Glenna gasped but didn't move. Pinky was leaping down the stairs like Spiderman, cussing with each step she took.
She hit the sidewalk and snatched up one of my milk crates all in one motion. I took another step backward, anticipating the outcome of that action. Pinky ran over to Pablo's cream-colored, four-door Cadillac and brought the crate down hard into the front window. It shattered and buckled beneath the impact. Then she ran to the rear window and repeated the deed, with increased force and intensity. The men that watched, forgot about the swinging breast and scrunched their faces against the destruction that was unfolding before them. She smashed each side window and then pulled an ice pick from the pocket of her robe and bent over, revealing her tight broad behind to the world, and sliced, stabbed, and jabbed at each of the four tires, until the air whistled out of them and they were dead. Then she crumbled into a heap of female ruin on the pavement.
The crowd moved on.
Della approached, at first with caution and then her steps quickened. Hy-Lo stood up and cleared his throat. Della shot him a quick unsteady glance but kept moving. I looked at my father and his mouth was hanging open.

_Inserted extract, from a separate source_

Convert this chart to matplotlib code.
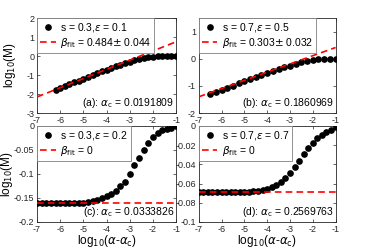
import matplotlib
matplotlib.use("Agg")
import matplotlib.pyplot as plt
import numpy as np

plt.rcParams["font.family"] = ["Liberation Sans", "DejaVu Sans"]
plt.rcParams["mathtext.fontset"] = "dejavusans"

# panel (a): s = 0.3, eps = 0.1
xa = np.linspace(-6.2, -1.0, 27)
ya = [-1.78, -1.68, -1.58, -1.48, -1.38, -1.29, -1.19, -1.09, -1.00, -0.90,
      -0.81, -0.72, -0.63, -0.54, -0.45, -0.37, -0.29, -0.22, -0.15, -0.10,
      -0.06, -0.03, -0.015, -0.007, -0.003, -0.001, 0.0]
fit_a = (0.484, 1.238)

# panel (b): s = 0.7, eps = 0.5
xb = np.linspace(-6.5, -1.0, 23)
yb = [-1.29, -1.215, -1.14, -1.06, -0.985, -0.905, -0.83, -0.75, -0.675, -0.60,
      -0.52, -0.45, -0.38, -0.31, -0.25, -0.19, -0.13, -0.08, -0.05, -0.025,
      -0.01, -0.003, 0.0]
fit_b = (0.303, 0.72)

# panel (c): s = 0.3, eps = 0.2
xc = np.linspace(-7.0, -1.0, 31)
yc = [-0.1595] * 11 + [-0.158, -0.156, -0.154, -0.150, -0.146, -0.141, -0.135,
      -0.125, -0.116, -0.100, -0.082, -0.067, -0.050, -0.035, -0.022, -0.014,
      -0.0084, -0.0056, -0.0035, -0.001]
fit_c = -0.1595

# panel (d): s = 0.7, eps = 0.7
xd = np.linspace(-7.0, -1.0, 31)
yd = [-0.0685] * 11 + [-0.0684, -0.0682, -0.068, -0.0667, -0.0656, -0.064,
      -0.062, -0.058, -0.054, -0.049, -0.043, -0.036, -0.029, -0.023, -0.0174,
      -0.0125, -0.009, -0.0063, -0.0038, -0.001]
fit_d = -0.0685

fig = plt.figure(figsize=(3.7, 2.48), dpi=100)
axa = fig.add_axes([0.100, 0.544, 0.376, 0.383])
axb = fig.add_axes([0.537, 0.544, 0.370, 0.383])
axc = fig.add_axes([0.100, 0.105, 0.376, 0.387])
axd = fig.add_axes([0.537, 0.105, 0.370, 0.387])

xfit = np.array([-7.0, -1.0])
panels = [
    (axa, xa, ya, fit_a[0] * xfit + fit_a[1], "s = 0.3,$\\epsilon$ = 0.1",
     "$\\beta_{\\rm fit}$ = 0.484$\\pm$ 0.044", "(a): $\\alpha_{\\rm c}$ = 0.0191809",
     (-3, 2), [-3, -2, -1, 0, 1, 2], ["-3", "-2", "-1", "0", "1", "2"]),
    (axb, xb, yb, fit_b[0] * xfit + fit_b[1], "s = 0.7,$\\epsilon$ = 0.5",
     "$\\beta_{\\rm fit}$ = 0.303$\\pm$ 0.032", "(b): $\\alpha_{\\rm c}$ = 0.1860969",
     (-2, 1.5), [-2, -1, 0, 1], ["-2", "-1", "0", "1"]),
    (axc, xc, yc, [fit_c, fit_c], "s = 0.3,$\\epsilon$ = 0.2",
     "$\\beta_{\\rm fit}$ = 0", "(c): $\\alpha_{\\rm c}$ = 0.0333826",
     (-0.2, 0), [-0.2, -0.15, -0.1, -0.05, 0], ["-0.2", "-0.15", "-0.1", "-0.05", "0"]),
    (axd, xd, yd, [fit_d, fit_d], "s = 0.7,$\\epsilon$ = 0.7",
     "$\\beta_{\\rm fit}$ = 0", "(d): $\\alpha_{\\rm c}$ = 0.2569763",
     (-0.1, 0), [-0.1, -0.08, -0.06, -0.04, -0.02, 0],
     ["-0.1", "-0.08", "-0.06", "-0.04", "-0.02", "0"]),
]

for ax, x, y, yfit, lab_pts, lab_fit, note, ylim, yt, ytl in panels:
    ax.plot(x, y, "o", color="black", markersize=3.8, label=lab_pts, zorder=3)
    ax.plot(xfit, yfit, "--", color="red", linewidth=1.2, dashes=(4, 2.5),
            label=lab_fit, zorder=4)
    ax.set_xlim(-7, -1)
    ax.set_ylim(*ylim)
    ax.set_xticks([-7, -6, -5, -4, -3, -2, -1])
    ax.set_xticklabels(["-7", "-6", "-5", "-4", "-3", "-2", "-1"])
    ax.set_yticks(yt)
    ax.set_yticklabels(ytl)
    ax.tick_params(direction="in", top=True, right=True, length=2,
                   width=0.5, labelsize=6.5, pad=2, colors="#262626")
    for sp in ax.spines.values():
        sp.set_linewidth(0.6)
        sp.set_color("#262626")
    ax.text(0.985, 0.03, note, transform=ax.transAxes, ha="right",
            va="bottom", fontsize=7.5)
    leg = ax.legend(loc="upper left", fontsize=7.5, frameon=True, fancybox=False,
                    framealpha=1, borderaxespad=0.0, handlelength=1.5,
                    handletextpad=0.4, borderpad=0.3, labelspacing=0.15)
    leg.set_zorder(10)
    leg.get_frame().set_edgecolor("#808080")
    leg.get_frame().set_linewidth(0.6)

for ax, lx in ((axa, -0.135), (axc, -0.16)):
    ax.set_ylabel("log$_{10}$(M)", fontsize=8.5)
    ax.yaxis.set_label_coords(lx, 0.5)
for ax in (axc, axd):
    ax.set_xlabel("log$_{10}$($\\alpha$-$\\alpha_{\\rm c}$)", fontsize=8.5, labelpad=-0.5)

fig.savefig("out.png", dpi=100)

Della was also wrapped in a robe. Pink and white terrycloth patched in noticeable places hung open in order to accommodate the child that was growing inside her. Her hair was pulled back in a messy bun that had not seen a Saturday wash 'n press appointment in over a month.
She knelt down beside Glenna's mother and coaxed her with soft words, until Pinky raised herself up from the pavement and pulled her robe closed around her body. They sidestepped the clothes that littered the ground, making their way up the steps and into apartment number A5.
Our apartment had seen its own days of wrath. The white kitchen wall was tinged yellow in spots where no amount of scrubbing could completely lift the bloodstains away. That was the night Hy-Lo had come home from work early and found Della chatting on the phone, the sink piled high with dishes and the food still sitting in cold pots on the stove. There were few words passed between them before he hauled off and slapped her, breaking the vessels in her nose and splattering her blood, thick and red, across the wall.
But for the moment apartment A5 was quiet and would be a place for Pinky to sit and cry.
My father laughed at their backs as they walked inside. A loud, long laugh that chilled me and I shivered. He had a can of beer in his hand, his fifth for the day. He tilted it up to his mouth and finished it in one long swallow. He never looked at me, not directly, but he knew I was watching him and that my young eyes were filled with disgust.
I blinked back that summer and saw that the old woman was staring angrily at me. "Fucking bitch!" she yelled and then gave me the finger before bending over, to show me her behind. "Kiss my ass!" she screamed.
I moved on, feeling more insulted by the long-ago laughter of my father than the revolting invitation from the old woman.